I really suspect that the fwupdmgr is not aware of a need to unlock the bios when a password is set so will continue with the motions but fail as it did for you.

Probably there needs to be a bug report so fwupdmgr can either warn about the locked bios and exit cleanly or provide a means to unlock it before attempting the update.

Thank you for pointing out that questions about a specific piece of software included in fedora is better asked within the upstream project. Being so close to upstream is one of the best fedora features. Having very few patches applied by fedora packagers reduces their load and fixing any issue upstream brings better software to all linux users.
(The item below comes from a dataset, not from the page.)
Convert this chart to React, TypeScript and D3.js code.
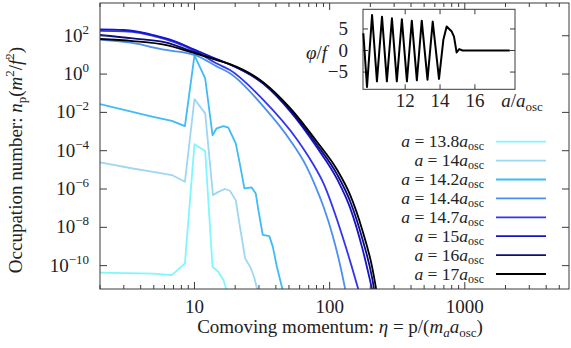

It is saddening that security practices are ignored and even denegrated by those answering questions on fedora branded assets especially in light of how these assets cater to fedora (and more generally linux) neophytes. I recommend using best practices when it comes to uefi passwords, grub passwords, luks authentication, user authentication, sudo usage, selinux, systemd, software supply chain, minimizing attack vectors and the whole meriad of the computer security realm. The fedora distribution has a good reputation for continually improving security and I whole heartedly support this effort. Even stating practices that are contrary is unhelpful.

Some especially interesting security features that have been proven relatively recently are bundled within the large topic of containerization. Podman, buildah, skopeo and images from trusted sources have garnered success. Maybe some day flatpaks will acquire real security improvements and verifiable software supply chain trust. All very exciting stuff.